* REQUIRED TASK *
Below are entries. Copy exactly the lines running from the line that holds "Clone this chart" to the line that holds "import * as", with both ends included.

---- MATERIAL PROVIDED

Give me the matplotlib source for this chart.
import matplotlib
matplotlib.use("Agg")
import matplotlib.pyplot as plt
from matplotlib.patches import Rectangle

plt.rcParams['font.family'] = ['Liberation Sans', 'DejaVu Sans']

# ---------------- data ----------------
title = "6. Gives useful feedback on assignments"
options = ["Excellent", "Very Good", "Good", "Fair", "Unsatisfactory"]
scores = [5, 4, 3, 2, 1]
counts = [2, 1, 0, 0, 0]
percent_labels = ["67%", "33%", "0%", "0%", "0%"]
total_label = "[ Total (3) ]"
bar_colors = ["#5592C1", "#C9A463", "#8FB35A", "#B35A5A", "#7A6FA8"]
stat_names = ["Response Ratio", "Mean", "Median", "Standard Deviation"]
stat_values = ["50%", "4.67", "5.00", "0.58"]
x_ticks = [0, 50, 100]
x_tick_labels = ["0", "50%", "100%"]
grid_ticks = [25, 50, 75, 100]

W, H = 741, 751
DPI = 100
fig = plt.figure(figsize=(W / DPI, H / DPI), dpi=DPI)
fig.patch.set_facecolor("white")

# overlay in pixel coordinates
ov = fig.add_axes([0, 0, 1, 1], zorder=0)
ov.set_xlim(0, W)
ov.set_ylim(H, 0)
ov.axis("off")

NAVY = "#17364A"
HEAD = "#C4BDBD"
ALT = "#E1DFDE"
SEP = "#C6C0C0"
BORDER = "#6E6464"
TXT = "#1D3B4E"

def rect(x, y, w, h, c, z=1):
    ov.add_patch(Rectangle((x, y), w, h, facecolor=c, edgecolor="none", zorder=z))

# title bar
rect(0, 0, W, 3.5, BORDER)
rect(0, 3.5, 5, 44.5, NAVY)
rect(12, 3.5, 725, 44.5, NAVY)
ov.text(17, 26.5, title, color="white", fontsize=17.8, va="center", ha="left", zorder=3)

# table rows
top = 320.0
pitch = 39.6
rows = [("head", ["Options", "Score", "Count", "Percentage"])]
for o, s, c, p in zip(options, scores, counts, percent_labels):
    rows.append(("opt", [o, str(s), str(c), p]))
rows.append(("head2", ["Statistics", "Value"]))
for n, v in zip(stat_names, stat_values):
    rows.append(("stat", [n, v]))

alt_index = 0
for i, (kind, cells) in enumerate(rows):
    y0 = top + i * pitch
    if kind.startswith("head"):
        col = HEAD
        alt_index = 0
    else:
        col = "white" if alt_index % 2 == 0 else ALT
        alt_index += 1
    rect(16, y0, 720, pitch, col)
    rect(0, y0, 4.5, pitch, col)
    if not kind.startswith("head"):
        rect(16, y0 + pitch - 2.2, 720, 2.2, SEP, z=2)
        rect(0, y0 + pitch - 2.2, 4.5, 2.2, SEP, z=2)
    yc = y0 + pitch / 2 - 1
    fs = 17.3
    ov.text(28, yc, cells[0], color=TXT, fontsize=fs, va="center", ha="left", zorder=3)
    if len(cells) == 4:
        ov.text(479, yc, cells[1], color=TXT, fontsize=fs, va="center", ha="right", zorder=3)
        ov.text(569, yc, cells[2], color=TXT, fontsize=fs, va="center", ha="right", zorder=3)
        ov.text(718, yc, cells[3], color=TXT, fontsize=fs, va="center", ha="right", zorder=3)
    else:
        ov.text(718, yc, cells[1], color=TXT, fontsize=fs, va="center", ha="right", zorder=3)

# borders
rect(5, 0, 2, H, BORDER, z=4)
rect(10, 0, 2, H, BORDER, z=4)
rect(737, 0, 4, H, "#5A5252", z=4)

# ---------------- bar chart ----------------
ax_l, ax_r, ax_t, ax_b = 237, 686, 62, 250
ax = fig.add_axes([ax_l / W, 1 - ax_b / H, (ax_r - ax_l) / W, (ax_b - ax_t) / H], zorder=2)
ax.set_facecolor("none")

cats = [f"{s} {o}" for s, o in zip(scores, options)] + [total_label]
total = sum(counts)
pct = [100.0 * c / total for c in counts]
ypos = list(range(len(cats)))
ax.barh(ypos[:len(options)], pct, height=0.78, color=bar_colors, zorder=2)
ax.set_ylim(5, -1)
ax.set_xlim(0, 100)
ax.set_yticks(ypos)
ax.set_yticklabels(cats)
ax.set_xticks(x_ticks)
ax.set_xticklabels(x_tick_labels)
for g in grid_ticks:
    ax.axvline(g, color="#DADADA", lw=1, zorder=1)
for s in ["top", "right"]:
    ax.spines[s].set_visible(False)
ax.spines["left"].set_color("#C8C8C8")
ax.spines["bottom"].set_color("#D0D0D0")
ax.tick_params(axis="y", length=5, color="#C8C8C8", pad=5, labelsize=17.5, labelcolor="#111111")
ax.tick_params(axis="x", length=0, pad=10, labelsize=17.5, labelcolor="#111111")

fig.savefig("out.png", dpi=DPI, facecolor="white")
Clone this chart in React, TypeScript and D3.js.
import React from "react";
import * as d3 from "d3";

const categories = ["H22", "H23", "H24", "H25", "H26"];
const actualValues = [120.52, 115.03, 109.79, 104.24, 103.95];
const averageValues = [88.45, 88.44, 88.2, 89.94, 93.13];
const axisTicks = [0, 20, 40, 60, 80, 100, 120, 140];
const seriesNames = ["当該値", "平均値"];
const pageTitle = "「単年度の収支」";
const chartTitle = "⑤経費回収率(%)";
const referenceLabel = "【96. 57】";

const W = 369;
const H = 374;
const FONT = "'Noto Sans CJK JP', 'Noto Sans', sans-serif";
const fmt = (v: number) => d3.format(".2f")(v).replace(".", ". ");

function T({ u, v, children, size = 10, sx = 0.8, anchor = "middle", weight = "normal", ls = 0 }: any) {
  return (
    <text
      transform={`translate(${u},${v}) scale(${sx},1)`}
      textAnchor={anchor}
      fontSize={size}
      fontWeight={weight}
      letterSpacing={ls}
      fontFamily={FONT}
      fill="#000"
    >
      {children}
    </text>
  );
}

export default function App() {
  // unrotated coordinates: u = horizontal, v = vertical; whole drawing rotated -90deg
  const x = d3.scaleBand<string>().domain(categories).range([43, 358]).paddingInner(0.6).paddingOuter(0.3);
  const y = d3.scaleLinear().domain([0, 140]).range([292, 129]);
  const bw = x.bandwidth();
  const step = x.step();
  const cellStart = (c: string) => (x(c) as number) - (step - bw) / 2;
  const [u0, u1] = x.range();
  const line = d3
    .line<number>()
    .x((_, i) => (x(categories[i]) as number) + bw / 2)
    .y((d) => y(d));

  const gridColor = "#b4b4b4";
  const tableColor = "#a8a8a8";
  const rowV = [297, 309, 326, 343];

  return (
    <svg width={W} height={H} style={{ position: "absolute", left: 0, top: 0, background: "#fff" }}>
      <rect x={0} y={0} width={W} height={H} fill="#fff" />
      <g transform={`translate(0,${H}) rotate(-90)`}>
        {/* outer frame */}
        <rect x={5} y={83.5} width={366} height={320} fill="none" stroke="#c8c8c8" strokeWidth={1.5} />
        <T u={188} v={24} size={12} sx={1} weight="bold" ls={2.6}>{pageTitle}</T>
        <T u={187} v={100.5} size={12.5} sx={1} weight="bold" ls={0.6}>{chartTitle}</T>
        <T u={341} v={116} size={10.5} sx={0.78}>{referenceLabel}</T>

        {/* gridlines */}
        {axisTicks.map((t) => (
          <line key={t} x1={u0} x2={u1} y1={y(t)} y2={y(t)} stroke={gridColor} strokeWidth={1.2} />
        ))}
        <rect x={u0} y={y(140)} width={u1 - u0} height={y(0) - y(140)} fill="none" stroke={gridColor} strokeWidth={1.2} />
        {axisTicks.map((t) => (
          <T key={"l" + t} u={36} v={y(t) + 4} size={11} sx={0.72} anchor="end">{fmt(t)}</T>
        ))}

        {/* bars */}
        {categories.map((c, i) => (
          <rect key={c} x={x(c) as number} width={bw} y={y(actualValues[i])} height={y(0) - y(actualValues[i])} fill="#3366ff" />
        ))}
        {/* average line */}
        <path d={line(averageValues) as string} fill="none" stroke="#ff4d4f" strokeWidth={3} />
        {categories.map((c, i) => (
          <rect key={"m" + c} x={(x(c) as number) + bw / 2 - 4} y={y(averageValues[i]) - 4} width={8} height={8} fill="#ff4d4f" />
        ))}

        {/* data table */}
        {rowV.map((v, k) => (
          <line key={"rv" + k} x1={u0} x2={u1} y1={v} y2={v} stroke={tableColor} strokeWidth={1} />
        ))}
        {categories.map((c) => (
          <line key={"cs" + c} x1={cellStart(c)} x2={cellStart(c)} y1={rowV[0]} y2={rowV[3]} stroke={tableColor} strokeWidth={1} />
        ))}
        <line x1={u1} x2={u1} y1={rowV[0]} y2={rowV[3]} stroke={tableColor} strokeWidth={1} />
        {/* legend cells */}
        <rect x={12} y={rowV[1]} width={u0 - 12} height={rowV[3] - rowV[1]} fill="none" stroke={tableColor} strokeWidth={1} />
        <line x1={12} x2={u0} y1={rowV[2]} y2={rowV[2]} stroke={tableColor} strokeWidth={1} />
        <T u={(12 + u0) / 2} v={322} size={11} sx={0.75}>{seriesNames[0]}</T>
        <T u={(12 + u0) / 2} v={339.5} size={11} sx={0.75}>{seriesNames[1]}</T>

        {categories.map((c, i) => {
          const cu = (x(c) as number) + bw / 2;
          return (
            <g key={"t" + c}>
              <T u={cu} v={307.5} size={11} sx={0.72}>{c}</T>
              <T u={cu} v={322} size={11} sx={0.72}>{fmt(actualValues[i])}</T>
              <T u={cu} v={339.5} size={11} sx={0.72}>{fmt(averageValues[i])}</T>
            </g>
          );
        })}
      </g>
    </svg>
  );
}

--------

* FINAL RESULT *
Clone this chart in React, TypeScript and D3.js.
import React from "react";
import * as d3 from "d3";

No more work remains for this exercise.